Por lo tanto, si Quebec es un espejo para los separatistas catalanes, este debería ser un espejo roto, porque demuestra, como nos demostró nuestro procés, que no sólo la independencia tiene elevados costes sociales y económicos, sino que la simple amenaza de un referéndum ya genera fractura y decadencia. Y es que poner en cuestión nuestros marcos de convivencia es la más irresponsable de las maneras de agravar cualquier crisis.
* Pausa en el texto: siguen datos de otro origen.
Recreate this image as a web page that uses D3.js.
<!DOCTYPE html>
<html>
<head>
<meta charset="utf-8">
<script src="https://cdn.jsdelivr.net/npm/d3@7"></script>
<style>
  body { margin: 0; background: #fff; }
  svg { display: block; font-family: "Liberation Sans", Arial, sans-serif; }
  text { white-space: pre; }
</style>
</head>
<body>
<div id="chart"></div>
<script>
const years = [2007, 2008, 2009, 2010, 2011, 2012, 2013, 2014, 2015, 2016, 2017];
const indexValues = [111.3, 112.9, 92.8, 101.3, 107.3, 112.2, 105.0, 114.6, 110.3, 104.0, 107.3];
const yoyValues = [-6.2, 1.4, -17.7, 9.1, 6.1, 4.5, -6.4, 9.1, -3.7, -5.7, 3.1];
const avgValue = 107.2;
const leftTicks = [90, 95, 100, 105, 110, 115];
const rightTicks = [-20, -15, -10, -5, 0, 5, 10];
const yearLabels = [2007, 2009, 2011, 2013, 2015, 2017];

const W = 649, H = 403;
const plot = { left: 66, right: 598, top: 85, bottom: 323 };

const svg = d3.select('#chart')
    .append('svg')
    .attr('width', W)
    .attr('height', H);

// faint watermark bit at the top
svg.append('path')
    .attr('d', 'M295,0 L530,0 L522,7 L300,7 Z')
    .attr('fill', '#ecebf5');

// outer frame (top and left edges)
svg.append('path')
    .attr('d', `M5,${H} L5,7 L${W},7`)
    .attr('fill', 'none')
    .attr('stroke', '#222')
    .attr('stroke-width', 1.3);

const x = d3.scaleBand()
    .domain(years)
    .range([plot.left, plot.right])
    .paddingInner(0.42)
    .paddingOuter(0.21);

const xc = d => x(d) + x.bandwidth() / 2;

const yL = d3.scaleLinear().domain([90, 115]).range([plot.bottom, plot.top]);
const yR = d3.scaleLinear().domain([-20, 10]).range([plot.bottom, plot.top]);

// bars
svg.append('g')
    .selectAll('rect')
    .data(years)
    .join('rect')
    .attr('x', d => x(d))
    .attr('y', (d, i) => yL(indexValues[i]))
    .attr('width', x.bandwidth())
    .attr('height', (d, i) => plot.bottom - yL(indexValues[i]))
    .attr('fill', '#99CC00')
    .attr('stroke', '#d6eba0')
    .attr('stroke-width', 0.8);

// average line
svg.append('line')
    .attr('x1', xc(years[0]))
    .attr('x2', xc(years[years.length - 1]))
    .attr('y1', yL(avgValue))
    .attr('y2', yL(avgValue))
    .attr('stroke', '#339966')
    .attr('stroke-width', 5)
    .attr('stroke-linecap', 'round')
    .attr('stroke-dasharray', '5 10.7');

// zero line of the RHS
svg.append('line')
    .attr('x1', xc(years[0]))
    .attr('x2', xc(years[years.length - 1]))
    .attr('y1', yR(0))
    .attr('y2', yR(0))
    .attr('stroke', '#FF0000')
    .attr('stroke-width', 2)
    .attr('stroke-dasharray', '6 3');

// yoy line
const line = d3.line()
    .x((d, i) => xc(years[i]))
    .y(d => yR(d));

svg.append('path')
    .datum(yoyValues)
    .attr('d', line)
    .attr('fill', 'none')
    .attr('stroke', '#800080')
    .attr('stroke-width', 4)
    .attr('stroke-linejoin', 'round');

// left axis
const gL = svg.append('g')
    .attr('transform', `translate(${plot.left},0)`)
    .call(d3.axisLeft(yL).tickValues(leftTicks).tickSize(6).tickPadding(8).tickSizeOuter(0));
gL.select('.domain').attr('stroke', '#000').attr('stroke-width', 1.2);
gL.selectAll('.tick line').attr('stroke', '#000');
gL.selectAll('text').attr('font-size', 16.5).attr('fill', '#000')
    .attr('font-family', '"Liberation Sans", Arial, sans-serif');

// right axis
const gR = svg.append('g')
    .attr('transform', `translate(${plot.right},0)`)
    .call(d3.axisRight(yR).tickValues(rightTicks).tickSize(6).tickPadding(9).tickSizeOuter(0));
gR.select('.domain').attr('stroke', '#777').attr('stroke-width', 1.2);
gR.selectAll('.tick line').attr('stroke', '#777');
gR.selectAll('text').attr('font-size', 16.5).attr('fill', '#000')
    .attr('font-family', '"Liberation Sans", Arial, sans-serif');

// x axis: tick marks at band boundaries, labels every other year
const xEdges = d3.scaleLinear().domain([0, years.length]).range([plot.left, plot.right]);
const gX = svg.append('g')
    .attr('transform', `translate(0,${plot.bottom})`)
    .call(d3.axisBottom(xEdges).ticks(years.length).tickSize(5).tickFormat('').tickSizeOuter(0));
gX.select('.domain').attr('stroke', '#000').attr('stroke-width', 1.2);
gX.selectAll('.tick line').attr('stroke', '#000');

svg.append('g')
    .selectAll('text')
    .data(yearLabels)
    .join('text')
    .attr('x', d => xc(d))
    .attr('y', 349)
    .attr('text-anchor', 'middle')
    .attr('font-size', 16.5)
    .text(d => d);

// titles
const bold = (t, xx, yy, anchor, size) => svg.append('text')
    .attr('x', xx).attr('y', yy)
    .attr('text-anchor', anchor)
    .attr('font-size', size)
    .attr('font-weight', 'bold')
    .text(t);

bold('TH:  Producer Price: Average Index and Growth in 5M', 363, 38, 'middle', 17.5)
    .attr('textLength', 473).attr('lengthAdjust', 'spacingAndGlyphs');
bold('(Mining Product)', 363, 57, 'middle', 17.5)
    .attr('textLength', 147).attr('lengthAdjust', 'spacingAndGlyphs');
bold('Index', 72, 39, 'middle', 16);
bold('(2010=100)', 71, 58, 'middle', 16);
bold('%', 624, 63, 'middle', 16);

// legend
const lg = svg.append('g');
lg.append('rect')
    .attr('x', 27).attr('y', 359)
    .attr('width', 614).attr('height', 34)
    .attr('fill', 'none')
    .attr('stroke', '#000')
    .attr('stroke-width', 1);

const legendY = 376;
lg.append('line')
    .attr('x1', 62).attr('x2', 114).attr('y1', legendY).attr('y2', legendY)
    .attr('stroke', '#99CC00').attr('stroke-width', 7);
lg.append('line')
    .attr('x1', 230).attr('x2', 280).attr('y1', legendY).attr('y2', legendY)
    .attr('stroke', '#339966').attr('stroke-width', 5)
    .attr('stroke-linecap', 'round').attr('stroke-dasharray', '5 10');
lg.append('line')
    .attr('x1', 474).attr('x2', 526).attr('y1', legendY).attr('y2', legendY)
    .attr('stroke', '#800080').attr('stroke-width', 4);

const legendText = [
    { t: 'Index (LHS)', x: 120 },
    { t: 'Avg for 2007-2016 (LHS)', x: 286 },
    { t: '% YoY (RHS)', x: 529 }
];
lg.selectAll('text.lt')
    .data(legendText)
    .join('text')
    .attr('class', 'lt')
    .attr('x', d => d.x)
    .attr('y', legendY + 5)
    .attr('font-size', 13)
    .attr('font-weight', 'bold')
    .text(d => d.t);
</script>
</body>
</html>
Los quebequeses aprendieron la elección. La fatiga nacionalista provocó que cualquier propuesta de referéndum fuera inmediatamente castigada en las urnas. Sin ir más lejos, en las pasadas elecciones del 3 de octubre a la Asamblea de Quebec, el partido de los referéndums, el histórico Partido Quebequés, obtuvo solo 3 de los 125 diputados, el peor resultado jamás obtenido. Los británicos también parecen haber aprendido la lección, aunque demasiado tarde. ¿Y los catalanes? Según el último barómetro del Centre d’Estudis d’Opinió, estamos trabajando en ello.